Radley Balko writes that "There are really no excuses now for the big government debacle that was [Bush's] first term." It's extraordinarily foolish to look at this in terms of "excuses" as though shrinking the size of government were the true objective of Bush & co. and any departures from that agenda were temporary deviations from the true path. In good public choice theory fashion, the Republican Party has -- since capturing the levers of the state some time ago -- proceeded to direct public monies toward groups that, in turn, support the Republican Party. This means we can look forward to shrinkages in the size of the public sector workforce since those people (and their money) tend to support the Democratic Party. Instead, funds will be disbursed to corporations that will, in turn, kick back some of the money to the Republicans. This will likely mean some things that (at least some) libertarians and small government true believers support. Private accounts for Social Security will, among other things, generate surplus profits for financial managers who will, in turn, provide financial support to the GOP. This is not the only reason one might have for favoring private accounts, but it will be Bush's reason for supporting them. As with the Medicare bill, the priority will be given to maximizing the profitability of GOP-friendly corporations, not to reducing expenditure levels.

Health savings accounts have a similar dynamic to Social Security privatization. The energy bill, blocked in congress last time around, will be passed this time. Whether or not one wishes to regard this bill as a "small government" measure is largely a matter of interpretation. Unlike the farm bill, it will not subsidize corporations primarily through increased expenditures. Instead, increased expenditures on subsidies for resource-extraction companies will be called "tax credits" which amounts to the same thing, but looks different on an accounting ledger (we can thank Bill Clinton for popularizing this particular scam, which will soon come around to bite us in the ass).

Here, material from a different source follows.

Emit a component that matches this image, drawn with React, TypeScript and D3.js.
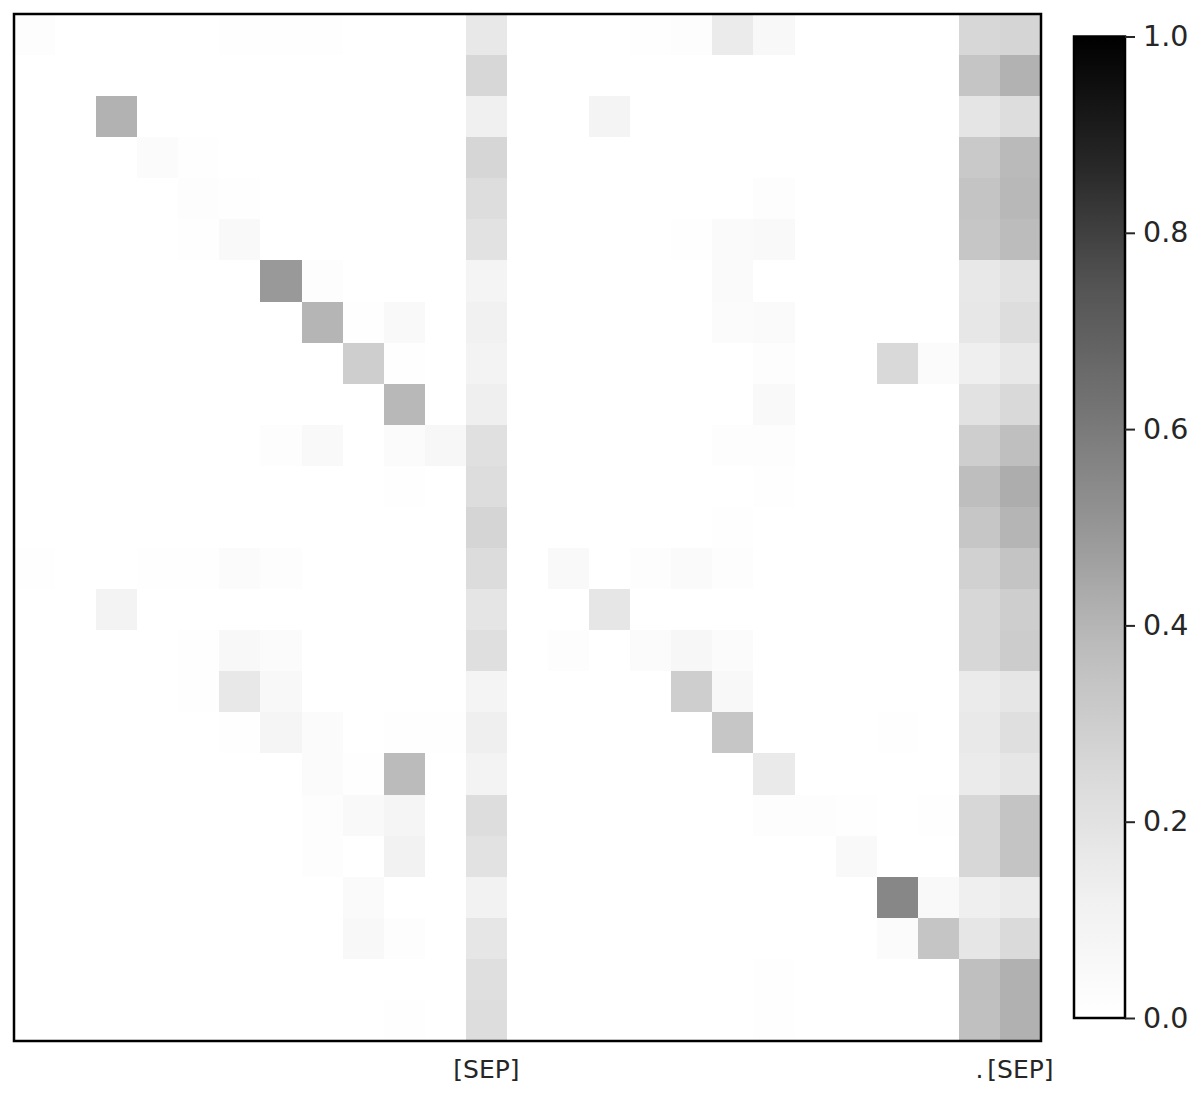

On the Medicare front, we can expect the quantity of public funds devoted to purchasing prescription drugs at uncontrolled prices to increase. School vouchers may happen -- again, not as a method of reducing federal education spending, but as a method of increasing the amount of money in the hands of increasingly partisan churches and religious groups.

The question is less whether Republicans will get religion on small government, than whether small government advocates will accept measures of this sort -- mild spending increases, business-friendly regulations, and massively decreased revenues -- as an adequate form of what they're looking for. And all this is to say nothing of the hikes in the Defense Department budget to which we can look forward. Hikes that will not, of course, include the costs of ongoing military operations in Iraq, Afghanistan, or wherever. The tax code will grow more complicated, not simpler, because the complexity of the tax code is a major factor in creating public resentment of the tax system which, again, is key to gaining political support for lowering the top rates. It'll be a fun, fun, fun four years.